The building with the plaster peeling off is lovingly named the Pigeon Building by yours truly. A row of pigeons sitting on a window ledge. And just sitting there. Till the end of time. Not even moving a quarter of an inch.

And it's not just the animals.

On the way to McD there comes a series of permanent people on the sidewalk. It's not every time that I notice but then he's not that easily noticeable too. This little figure couched down on the sidewalk, sitting against the wall, covered and wrapped in off-white clothes, and a makedo turban on his head. And I don't even know if he's a he or even his age.

The face is never seen, just the hands outstretched from under the tattered cloth wrapped around his puny shoulders, a small frail figure with his head bowed low, sitting in a corner, not saying a word. Not asking for money , just not doing anything except sitting there hidden with both his hands opened together as if he's holding something precious that we can't see.

Then there are the two little kids who sit with a weighing scale, ignoring it much of the time, as people step over it carefully moving along the narrow sidewalk. While the two little people carefully and meticuolously copy notes from the textbook to their notebook. Discussing with each other something very important while they study. Not more than 7 or 8 years old. And their heads at the right place. Probably siblings, one girl and one boy. Sitting quietly, lost in their own world. Studying.

And such a crude contrast to us "DU students". Take a hint.

Another are other small children selling mint and tiny chocolates, trailing around people, running behind them, shieking in their little childish voices. Yesterday, as it happened, waiting around in a line for the ATM, a "bhaiya" apparently bought a chocolate for my friend and asked this little chocolate seller to give it to her.

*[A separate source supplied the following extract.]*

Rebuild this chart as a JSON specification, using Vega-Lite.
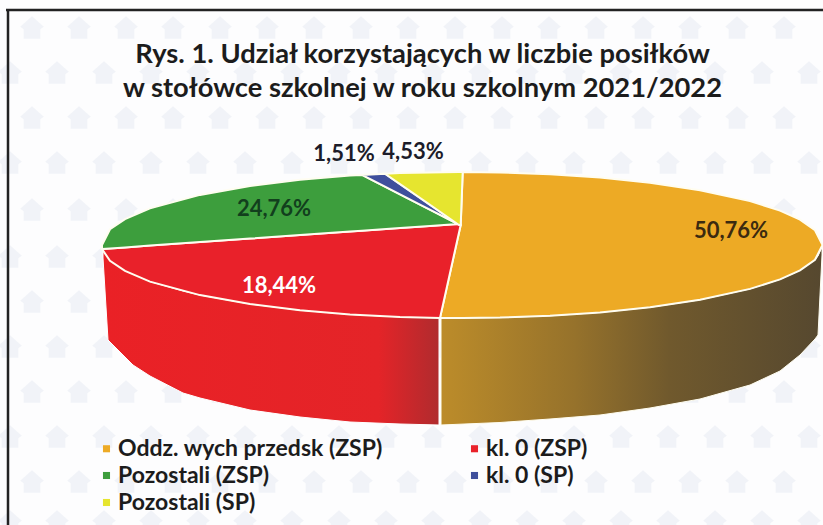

And great laughter ensued. For the stretch of time waiting for the ATM, being inside the room and getting away from there. And the poor child trailing behind us all the way pushing the chocolate on to her unwilling indirect customer. She stopped only after we took the chocolate from her. And ran back gleefully shouting that the didi took it. So much happiness.

I'm not getting around to clicking enough pictures, not as much as I want to. Or expect myself too. And writing too. But I think this much will be enough to while away the time being happy with myself for getting something out of my system onto the keyboard and seeing it on the screen. Bliss.

Such picturesqueness. Such inspiration lies in the narrow lanes and the branded stores and the old houses of Delhi 7. The streets, the sounds, the sights. Loving it.